━━ Data excerpt

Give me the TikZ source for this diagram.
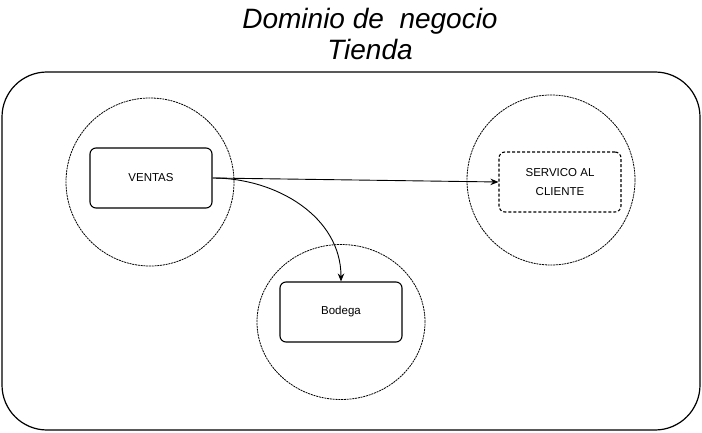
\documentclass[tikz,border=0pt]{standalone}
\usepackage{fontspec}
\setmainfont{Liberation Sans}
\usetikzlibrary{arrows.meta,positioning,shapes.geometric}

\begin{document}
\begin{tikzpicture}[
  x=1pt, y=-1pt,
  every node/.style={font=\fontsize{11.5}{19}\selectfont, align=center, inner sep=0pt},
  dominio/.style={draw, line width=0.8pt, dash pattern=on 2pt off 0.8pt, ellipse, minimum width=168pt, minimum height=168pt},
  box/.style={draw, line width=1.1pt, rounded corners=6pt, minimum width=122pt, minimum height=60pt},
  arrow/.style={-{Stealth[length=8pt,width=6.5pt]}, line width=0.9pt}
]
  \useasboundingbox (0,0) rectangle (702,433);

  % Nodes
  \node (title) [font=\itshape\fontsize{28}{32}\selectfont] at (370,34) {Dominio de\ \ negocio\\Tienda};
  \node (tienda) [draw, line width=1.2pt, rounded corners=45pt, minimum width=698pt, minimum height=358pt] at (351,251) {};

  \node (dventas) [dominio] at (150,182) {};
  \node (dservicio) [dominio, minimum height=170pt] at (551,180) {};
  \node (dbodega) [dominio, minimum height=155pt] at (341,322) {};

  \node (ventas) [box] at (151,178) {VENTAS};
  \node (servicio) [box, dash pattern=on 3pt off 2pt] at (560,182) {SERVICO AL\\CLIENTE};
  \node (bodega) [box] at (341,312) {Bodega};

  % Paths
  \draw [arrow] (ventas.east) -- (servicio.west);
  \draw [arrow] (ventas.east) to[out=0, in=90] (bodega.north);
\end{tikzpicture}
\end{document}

━━━━

__Given instruction__.
Strip out the pictures and quote the remaining data word for word.

__Finished task__.
Give me the TikZ source for this diagram.
\documentclass[tikz,border=0pt]{standalone}
\usepackage{fontspec}
\setmainfont{Liberation Sans}
\usetikzlibrary{arrows.meta,positioning,shapes.geometric}

\begin{document}
\begin{tikzpicture}[
  x=1pt, y=-1pt,
  every node/.style={font=\fontsize{11.5}{19}\selectfont, align=center, inner sep=0pt},
  dominio/.style={draw, line width=0.8pt, dash pattern=on 2pt off 0.8pt, ellipse, minimum width=168pt, minimum height=168pt},
  box/.style={draw, line width=1.1pt, rounded corners=6pt, minimum width=122pt, minimum height=60pt},
  arrow/.style={-{Stealth[length=8pt,width=6.5pt]}, line width=0.9pt}
]
  \useasboundingbox (0,0) rectangle (702,433);

  % Nodes
  \node (title) [font=\itshape\fontsize{28}{32}\selectfont] at (370,34) {Dominio de\ \ negocio\\Tienda};
  \node (tienda) [draw, line width=1.2pt, rounded corners=45pt, minimum width=698pt, minimum height=358pt] at (351,251) {};

  \node (dventas) [dominio] at (150,182) {};
  \node (dservicio) [dominio, minimum height=170pt] at (551,180) {};
  \node (dbodega) [dominio, minimum height=155pt] at (341,322) {};

  \node (ventas) [box] at (151,178) {VENTAS};
  \node (servicio) [box, dash pattern=on 3pt off 2pt] at (560,182) {SERVICO AL\\CLIENTE};
  \node (bodega) [box] at (341,312) {Bodega};

  % Paths
  \draw [arrow] (ventas.east) -- (servicio.west);
  \draw [arrow] (ventas.east) to[out=0, in=90] (bodega.north);
\end{tikzpicture}
\end{document}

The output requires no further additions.